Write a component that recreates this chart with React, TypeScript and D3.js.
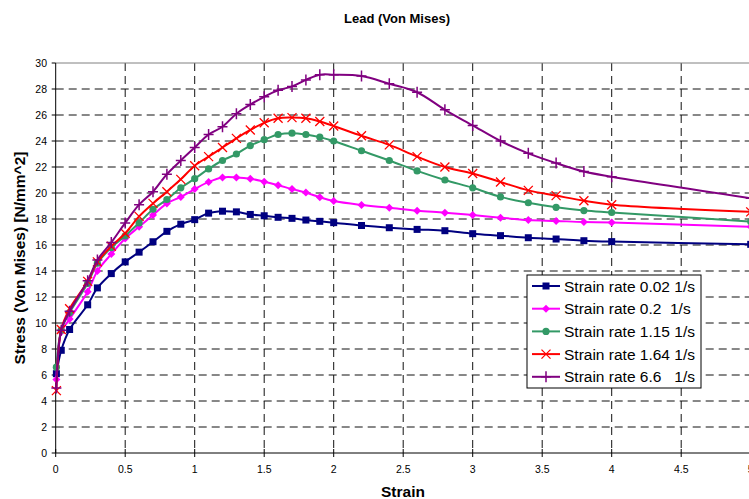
import React from "react";
import * as d3 from "d3";

const strain = [0.005, 0.04, 0.1, 0.23, 0.3, 0.4, 0.5, 0.6, 0.7, 0.8, 0.9, 1.0, 1.1, 1.2, 1.3, 1.4, 1.5, 1.6, 1.7, 1.8, 1.9, 2.0, 2.2, 2.4, 2.6, 2.8, 3.0, 3.2, 3.4, 3.6, 3.8, 4.0, 5.0];

const rate002 = [6.1, 7.9, 9.5, 11.4, 12.7, 13.8, 14.7, 15.45, 16.25, 17.05, 17.6, 17.95, 18.45, 18.6, 18.55, 18.35, 18.25, 18.13, 18.05, 17.92, 17.82, 17.72, 17.5, 17.33, 17.2, 17.1, 16.87, 16.72, 16.56, 16.46, 16.33, 16.26, 16.05];
const rate02 = [5.65, 9.3, 10.3, 12.4, 14.0, 15.3, 16.5, 17.4, 18.3, 19.2, 19.7, 20.3, 20.85, 21.2, 21.2, 21.1, 20.87, 20.6, 20.3, 20.03, 19.67, 19.38, 19.08, 18.87, 18.64, 18.49, 18.3, 18.1, 17.92, 17.85, 17.77, 17.74, 17.4];
const rate115 = [6.6, 9.45, 10.8, 13.05, 14.6, 15.8, 16.7, 17.7, 18.75, 19.5, 20.4, 21.1, 21.85, 22.5, 23.0, 23.65, 24.1, 24.5, 24.6, 24.5, 24.3, 24.0, 23.25, 22.5, 21.7, 21.0, 20.4, 19.7, 19.25, 18.9, 18.65, 18.5, 17.8];
const rate164 = [4.8, 9.5, 11.1, 13.2, 14.7, 15.9, 16.9, 18.2, 19.2, 20.1, 21.05, 22.1, 22.8, 23.5, 24.2, 24.85, 25.4, 25.75, 25.8, 25.75, 25.5, 25.15, 24.4, 23.7, 22.8, 22.0, 21.5, 20.85, 20.2, 19.8, 19.4, 19.1, 18.55];
const rate66 = [5.0, 9.45, 10.9, 13.25, 14.85, 16.2, 17.7, 19.1, 20.1, 21.45, 22.5, 23.5, 24.5, 25.1, 26.1, 26.8, 27.4, 27.9, 28.2, 28.7, 29.1, 29.1, 29.0, 28.4, 27.75, 26.4, 25.2, 24.0, 23.05, 22.3, 21.65, 21.25, 19.6];

const seriesNames = ["Strain rate 0.02 1/s", "Strain rate 0.2  1/s", "Strain rate 1.15 1/s", "Strain rate 1.64 1/s", "Strain rate 6.6   1/s"];
const seriesValues = [rate002, rate02, rate115, rate164, rate66];
const seriesColors = ["#000080", "#FF00FF", "#339966", "#FF0000", "#800080"];
const seriesMarkers = ["square", "diamond", "circle", "x", "plus"];

const xTicks = [0, 0.5, 1, 1.5, 2, 2.5, 3, 3.5, 4, 4.5, 5];
const yTicks = [0, 2, 4, 6, 8, 10, 12, 14, 16, 18, 20, 22, 24, 26, 28, 30];

const FONT = "'Liberation Sans', Arial, sans-serif";

function Marker({ type, x, y, color }: { type: string; x: number; y: number; color: string }) {
  if (type === "square") return <rect x={x - 3.5} y={y - 3.5} width={7} height={7} fill={color} />;
  if (type === "diamond") return <path d={`M${x},${y - 4}L${x + 4},${y}L${x},${y + 4}L${x - 4},${y}Z`} fill={color} />;
  if (type === "circle") return <circle cx={x} cy={y} r={3.6} fill={color} />;
  if (type === "x")
    return <path d={`M${x - 4.5},${y - 4.5}L${x + 4.5},${y + 4.5}M${x - 4.5},${y + 4.5}L${x + 4.5},${y - 4.5}`} stroke={color} strokeWidth={1.3} fill="none" />;
  return <path d={`M${x - 5},${y}L${x + 5},${y}M${x},${y - 5.5}L${x},${y + 5.5}`} stroke={color} strokeWidth={1.5} fill="none" />;
}

export default function App() {
  const x = d3.scaleLinear().domain([0, 5]).range([55.7, 750.7]);
  const y = d3.scaleLinear().domain([0, 30]).range([453, 63]);
  const line = d3
    .line<[number, number]>()
    .x((d) => x(d[0]))
    .y((d) => y(d[1]))
    .curve(d3.curveCatmullRom.alpha(0.5));

  const legX = 527, legY = 275, legW = 174, legH = 113;
  return (
    <svg width={749} height={499} style={{ position: "absolute", left: 0, top: 0, background: "#fff" }} fontFamily={FONT}>
      <rect x={0} y={0} width={749} height={499} fill="#fff" />
      {/* grid */}
      {yTicks.filter((t) => t > 0 && t < 30).map((t) => (
        <line key={"gy" + t} x1={x(0)} x2={x(5)} y1={y(t)} y2={y(t)} stroke="#111" strokeWidth={1} strokeDasharray="8,5" />
      ))}
      {xTicks.filter((t) => t > 0 && t < 5).map((t) => (
        <line key={"gx" + t} x1={x(t)} x2={x(t)} y1={y(30)} y2={y(0)} stroke="#111" strokeWidth={1} strokeDasharray="8,5" />
      ))}
      <line x1={x(0)} x2={x(5)} y1={y(30)} y2={y(30)} stroke="#808080" strokeWidth={1} />
      <line x1={x(5)} x2={x(5)} y1={y(30)} y2={y(0)} stroke="#808080" strokeWidth={1} />
      {/* axes */}
      <line x1={x(0)} x2={x(0)} y1={y(30)} y2={y(0)} stroke="#000" strokeWidth={1} />
      <line x1={x(0)} x2={x(5)} y1={y(0)} y2={y(0)} stroke="#000" strokeWidth={1} />
      {yTicks.map((t) => (
        <g key={"yt" + t}>
          <line x1={x(0) - 4} x2={x(0)} y1={y(t)} y2={y(t)} stroke="#000" />
          <text x={47} y={y(t) + 3.8} fontSize={10.5} textAnchor="end" fill="#000">{t}</text>
        </g>
      ))}
      {xTicks.map((t) => (
        <g key={"xt" + t}>
          <line x1={x(t)} x2={x(t)} y1={y(0) - 4} y2={y(0) + 4} stroke="#000" />
          <text x={x(t)} y={473} fontSize={10.5} textAnchor="middle" fill="#000">{t}</text>
        </g>
      ))}
      {/* series */}
      {seriesValues.map((vals, i) => {
        const pts = strain.map((s, j) => [s, vals[j]] as [number, number]);
        return (
          <g key={"s" + i}>
            <path d={line(pts) || ""} fill="none" stroke={seriesColors[i]} strokeWidth={2} />
            {pts.map((p, j) => (
              <Marker key={j} type={seriesMarkers[i]} x={x(p[0])} y={y(p[1])} color={seriesColors[i]} />
            ))}
          </g>
        );
      })}
      {/* titles */}
      <text x={397} y={23} fontSize={13} fontWeight="bold" textAnchor="middle">Lead (Von Mises)</text>
      <text x={403} y={497} fontSize={15.5} fontWeight="bold" textAnchor="middle">Strain</text>
      <text transform={`translate(25,258) rotate(-90)`} fontSize={15.5} fontWeight="bold" textAnchor="middle">Stress (Von Mises) [N/mm^2]</text>
      {/* legend */}
      <rect x={legX} y={legY} width={legW} height={legH} fill="#fff" stroke="#000" strokeWidth={1} />
      {seriesNames.map((n, i) => {
        const cy = legY + 11 + i * 22.7;
        return (
          <g key={"l" + i}>
            <line x1={532} x2={560} y1={cy} y2={cy} stroke={seriesColors[i]} strokeWidth={2} />
            <Marker type={seriesMarkers[i]} x={546} y={cy} color={seriesColors[i]} />
            <text x={564} y={cy + 5.5} fontSize={15.5} style={{ whiteSpace: "pre" }} fill="#000">{n}</text>
          </g>
        );
      })}
    </svg>
  );
}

==================================================

SHORT EXERCISE: Please set down each line of the data above exactly as written, without the pictures.

RESULT OF THE TASK:
Write a component that recreates this chart with React, TypeScript and D3.js.
import React from "react";
import * as d3 from "d3";

const strain = [0.005, 0.04, 0.1, 0.23, 0.3, 0.4, 0.5, 0.6, 0.7, 0.8, 0.9, 1.0, 1.1, 1.2, 1.3, 1.4, 1.5, 1.6, 1.7, 1.8, 1.9, 2.0, 2.2, 2.4, 2.6, 2.8, 3.0, 3.2, 3.4, 3.6, 3.8, 4.0, 5.0];

const rate002 = [6.1, 7.9, 9.5, 11.4, 12.7, 13.8, 14.7, 15.45, 16.25, 17.05, 17.6, 17.95, 18.45, 18.6, 18.55, 18.35, 18.25, 18.13, 18.05, 17.92, 17.82, 17.72, 17.5, 17.33, 17.2, 17.1, 16.87, 16.72, 16.56, 16.46, 16.33, 16.26, 16.05];
const rate02 = [5.65, 9.3, 10.3, 12.4, 14.0, 15.3, 16.5, 17.4, 18.3, 19.2, 19.7, 20.3, 20.85, 21.2, 21.2, 21.1, 20.87, 20.6, 20.3, 20.03, 19.67, 19.38, 19.08, 18.87, 18.64, 18.49, 18.3, 18.1, 17.92, 17.85, 17.77, 17.74, 17.4];
const rate115 = [6.6, 9.45, 10.8, 13.05, 14.6, 15.8, 16.7, 17.7, 18.75, 19.5, 20.4, 21.1, 21.85, 22.5, 23.0, 23.65, 24.1, 24.5, 24.6, 24.5, 24.3, 24.0, 23.25, 22.5, 21.7, 21.0, 20.4, 19.7, 19.25, 18.9, 18.65, 18.5, 17.8];
const rate164 = [4.8, 9.5, 11.1, 13.2, 14.7, 15.9, 16.9, 18.2, 19.2, 20.1, 21.05, 22.1, 22.8, 23.5, 24.2, 24.85, 25.4, 25.75, 25.8, 25.75, 25.5, 25.15, 24.4, 23.7, 22.8, 22.0, 21.5, 20.85, 20.2, 19.8, 19.4, 19.1, 18.55];
const rate66 = [5.0, 9.45, 10.9, 13.25, 14.85, 16.2, 17.7, 19.1, 20.1, 21.45, 22.5, 23.5, 24.5, 25.1, 26.1, 26.8, 27.4, 27.9, 28.2, 28.7, 29.1, 29.1, 29.0, 28.4, 27.75, 26.4, 25.2, 24.0, 23.05, 22.3, 21.65, 21.25, 19.6];

const seriesNames = ["Strain rate 0.02 1/s", "Strain rate 0.2  1/s", "Strain rate 1.15 1/s", "Strain rate 1.64 1/s", "Strain rate 6.6   1/s"];
const seriesValues = [rate002, rate02, rate115, rate164, rate66];
const seriesColors = ["#000080", "#FF00FF", "#339966", "#FF0000", "#800080"];
const seriesMarkers = ["square", "diamond", "circle", "x", "plus"];

const xTicks = [0, 0.5, 1, 1.5, 2, 2.5, 3, 3.5, 4, 4.5, 5];
const yTicks = [0, 2, 4, 6, 8, 10, 12, 14, 16, 18, 20, 22, 24, 26, 28, 30];

const FONT = "'Liberation Sans', Arial, sans-serif";

function Marker({ type, x, y, color }: { type: string; x: number; y: number; color: string }) {
  if (type === "square") return <rect x={x - 3.5} y={y - 3.5} width={7} height={7} fill={color} />;
  if (type === "diamond") return <path d={`M${x},${y - 4}L${x + 4},${y}L${x},${y + 4}L${x - 4},${y}Z`} fill={color} />;
  if (type === "circle") return <circle cx={x} cy={y} r={3.6} fill={color} />;
  if (type === "x")
    return <path d={`M${x - 4.5},${y - 4.5}L${x + 4.5},${y + 4.5}M${x - 4.5},${y + 4.5}L${x + 4.5},${y - 4.5}`} stroke={color} strokeWidth={1.3} fill="none" />;
  return <path d={`M${x - 5},${y}L${x + 5},${y}M${x},${y - 5.5}L${x},${y + 5.5}`} stroke={color} strokeWidth={1.5} fill="none" />;
}

export default function App() {
  const x = d3.scaleLinear().domain([0, 5]).range([55.7, 750.7]);
  const y = d3.scaleLinear().domain([0, 30]).range([453, 63]);
  const line = d3
    .line<[number, number]>()
    .x((d) => x(d[0]))
    .y((d) => y(d[1]))
    .curve(d3.curveCatmullRom.alpha(0.5));

  const legX = 527, legY = 275, legW = 174, legH = 113;
  return (
    <svg width={749} height={499} style={{ position: "absolute", left: 0, top: 0, background: "#fff" }} fontFamily={FONT}>
      <rect x={0} y={0} width={749} height={499} fill="#fff" />
      {/* grid */}
      {yTicks.filter((t) => t > 0 && t < 30).map((t) => (
        <line key={"gy" + t} x1={x(0)} x2={x(5)} y1={y(t)} y2={y(t)} stroke="#111" strokeWidth={1} strokeDasharray="8,5" />
      ))}
      {xTicks.filter((t) => t > 0 && t < 5).map((t) => (
        <line key={"gx" + t} x1={x(t)} x2={x(t)} y1={y(30)} y2={y(0)} stroke="#111" strokeWidth={1} strokeDasharray="8,5" />
      ))}
      <line x1={x(0)} x2={x(5)} y1={y(30)} y2={y(30)} stroke="#808080" strokeWidth={1} />
      <line x1={x(5)} x2={x(5)} y1={y(30)} y2={y(0)} stroke="#808080" strokeWidth={1} />
      {/* axes */}
      <line x1={x(0)} x2={x(0)} y1={y(30)} y2={y(0)} stroke="#000" strokeWidth={1} />
      <line x1={x(0)} x2={x(5)} y1={y(0)} y2={y(0)} stroke="#000" strokeWidth={1} />
      {yTicks.map((t) => (
        <g key={"yt" + t}>
          <line x1={x(0) - 4} x2={x(0)} y1={y(t)} y2={y(t)} stroke="#000" />
          <text x={47} y={y(t) + 3.8} fontSize={10.5} textAnchor="end" fill="#000">{t}</text>
        </g>
      ))}
      {xTicks.map((t) => (
        <g key={"xt" + t}>
          <line x1={x(t)} x2={x(t)} y1={y(0) - 4} y2={y(0) + 4} stroke="#000" />
          <text x={x(t)} y={473} fontSize={10.5} textAnchor="middle" fill="#000">{t}</text>
        </g>
      ))}
      {/* series */}
      {seriesValues.map((vals, i) => {
        const pts = strain.map((s, j) => [s, vals[j]] as [number, number]);
        return (
          <g key={"s" + i}>
            <path d={line(pts) || ""} fill="none" stroke={seriesColors[i]} strokeWidth={2} />
            {pts.map((p, j) => (
              <Marker key={j} type={seriesMarkers[i]} x={x(p[0])} y={y(p[1])} color={seriesColors[i]} />
            ))}
          </g>
        );
      })}
      {/* titles */}
      <text x={397} y={23} fontSize={13} fontWeight="bold" textAnchor="middle">Lead (Von Mises)</text>
      <text x={403} y={497} fontSize={15.5} fontWeight="bold" textAnchor="middle">Strain</text>
      <text transform={`translate(25,258) rotate(-90)`} fontSize={15.5} fontWeight="bold" textAnchor="middle">Stress (Von Mises) [N/mm^2]</text>
      {/* legend */}
      <rect x={legX} y={legY} width={legW} height={legH} fill="#fff" stroke="#000" strokeWidth={1} />
      {seriesNames.map((n, i) => {
        const cy = legY + 11 + i * 22.7;
        return (
          <g key={"l" + i}>
            <line x1={532} x2={560} y1={cy} y2={cy} stroke={seriesColors[i]} strokeWidth={2} />
            <Marker type={seriesMarkers[i]} x={546} y={cy} color={seriesColors[i]} />
            <text x={564} y={cy + 5.5} fontSize={15.5} style={{ whiteSpace: "pre" }} fill="#000">{n}</text>
          </g>
        );
      })}
    </svg>
  );
}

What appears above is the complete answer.